Three-tier caching on every read: edge cache (sub-1ms) → KV cache (~50ms) → live fetch (1-5s). At scale, most requests never touch a backend.

the legal question

Is caching the web legal? Yes — the same way Google Cache, CDN caches, and browser caches are legal. We operate under DMCA 512(b) (system caching safe harbor). The content is a transformative derivative (HTML → markdown) for a fundamentally different purpose (machine processing, not human reading). All entries expire. Content owners can request instant removal.

We chose .org deliberately. This is public interest infrastructure. No ads, no tracking, no VC, no paid tiers. Open source under MIT. The kind of thing that should just exist.

what you can do with it

One API call to search the web, fetch the results, and cache them as markdown:

curl agentsweb.org/research?q=react+server+components

That's it. No API keys. No authentication. No SDK required. Any HTTP client works.

For tighter integration, use intercept-mcp (Node/MCP) or pip install agentsweb (Python).
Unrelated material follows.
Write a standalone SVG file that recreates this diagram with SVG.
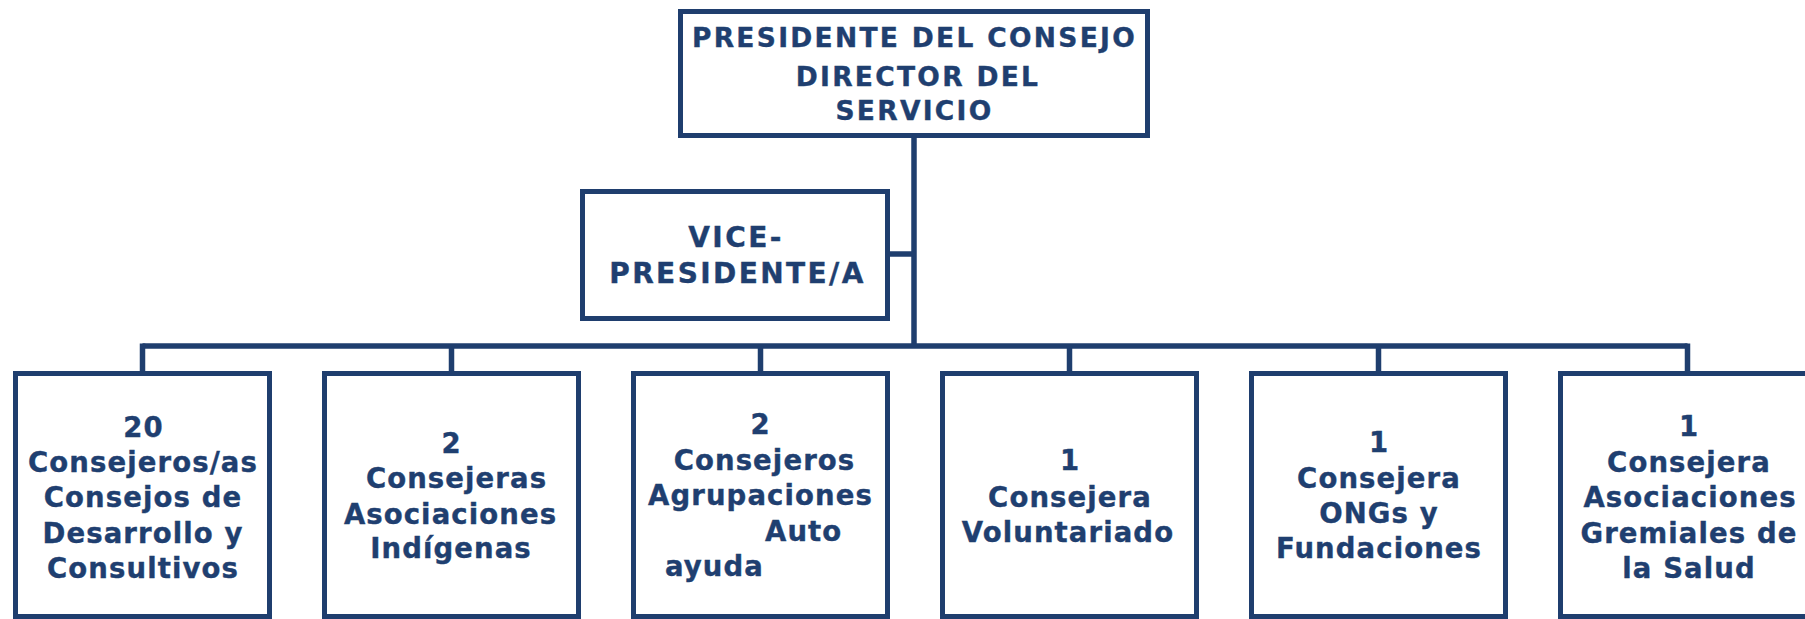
<svg xmlns="http://www.w3.org/2000/svg" width="1805" height="619" viewBox="0 0 1805 619">
<style>
.box{fill:#ffffff;stroke:#1f3e6e;stroke-width:5}
.ln{fill:none;stroke:#1f3e6e;stroke-width:5.5}
text{font-family:"DejaVu Sans","Verdana",sans-serif;font-weight:bold;fill:#1f3f70;stroke:#1f3f70;stroke-width:0.4;text-anchor:middle}
.t{font-size:26.5px;letter-spacing:2.3px}
.v{font-size:28px;letter-spacing:2.4px}
.b{font-size:27.5px;letter-spacing:1.1px}
.s{text-anchor:start}
</style>
<rect width="1805" height="619" fill="#ffffff"/>
<g id="connectors">
<line class="ln" x1="914" y1="136" x2="914" y2="346"/>
<line class="ln" x1="888" y1="254" x2="914" y2="254"/>
<line class="ln" x1="142.5" y1="346" x2="1687.5" y2="346"/>
<line class="ln" x1="142.5" y1="343.5" x2="142.5" y2="373"/>
<line class="ln" x1="451.5" y1="346" x2="451.5" y2="373"/>
<line class="ln" x1="760.5" y1="346" x2="760.5" y2="373"/>
<line class="ln" x1="1069.5" y1="346" x2="1069.5" y2="373"/>
<line class="ln" x1="1378.5" y1="346" x2="1378.5" y2="373"/>
<line class="ln" x1="1687.5" y1="343.5" x2="1687.5" y2="373"/>
</g>
<g id="presidente">
<rect class="box" x="680.5" y="11.5" width="467" height="124"/>
<text class="t" x="914.5" y="47">PRESIDENTE DEL CONSEJO</text>
<text class="t" x="918" y="86">DIRECTOR DEL</text>
<text class="t" x="914.5" y="120">SERVICIO</text>
</g>
<g id="vicepresidente">
<rect class="box" x="582.5" y="191.5" width="305" height="127"/>
<text class="v" x="736" y="247">VICE-</text>
<text class="v" x="737.5" y="283">PRESIDENTE/A</text>
</g>
<g id="consejos-desarrollo">
<rect class="box" x="15.5" y="373.5" width="254" height="243"/>
<text class="b" x="143.5" y="437">20</text>
<text class="b" x="143" y="472">Consejeros/as</text>
<text class="b" x="143" y="507">Consejos de</text>
<text class="b" x="143" y="543">Desarrollo y</text>
<text class="b" x="143" y="578">Consultivos</text>
</g>
<g id="asociaciones-indigenas">
<rect class="box" x="324.5" y="373.5" width="254" height="243"/>
<text class="b" x="451.5" y="453">2</text>
<text class="b" x="456.5" y="488">Consejeras</text>
<text class="b" x="450.5" y="524">Asociaciones</text>
<text class="b" x="451" y="558">Indígenas</text>
</g>
<g id="agrupaciones-autoayuda">
<rect class="box" x="633.5" y="373.5" width="254" height="243"/>
<text class="b" x="760.5" y="434">2</text>
<text class="b" x="764.5" y="470">Consejeros</text>
<text class="b" x="760.5" y="505">Agrupaciones</text>
<text class="b s" x="765" y="541">Auto</text>
<text class="b s" x="665" y="576">ayuda</text>
</g>
<g id="voluntariado">
<rect class="box" x="942.5" y="373.5" width="254" height="243"/>
<text class="b" x="1070" y="470">1</text>
<text class="b" x="1070" y="507">Consejera</text>
<text class="b" x="1068" y="542">Voluntariado</text>
</g>
<g id="ongs-fundaciones">
<rect class="box" x="1251.5" y="373.5" width="254" height="243"/>
<text class="b" x="1379" y="452">1</text>
<text class="b" x="1379" y="488">Consejera</text>
<text class="b" x="1379" y="523">ONGs y</text>
<text class="b" x="1379" y="558">Fundaciones</text>
</g>
<g id="gremiales-salud">
<rect class="box" x="1560.5" y="373.5" width="254" height="243"/>
<text class="b" x="1689" y="436">1</text>
<text class="b" x="1689" y="472">Consejera</text>
<text class="b" x="1690" y="507">Asociaciones</text>
<text class="b" x="1689" y="543">Gremiales de</text>
<text class="b" x="1689" y="578">la Salud</text>
</g>
</svg>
Both use agentsweb.org as tier 0 automatically.

what's next

The cache is live with >40 pages seeded. Every fetch from every intercept-mcp instance worldwide contributes back. The network effect kicks in as adoption grows — more agents means more cached pages means faster responses means more agents.

We're watching the stats. When the free tier limits start pinching, we'll scale. Cloudflare Workers paid plan is $5/month for 10 million requests. The whole thing can serve hundreds of thousands of daily users for the cost of a coffee.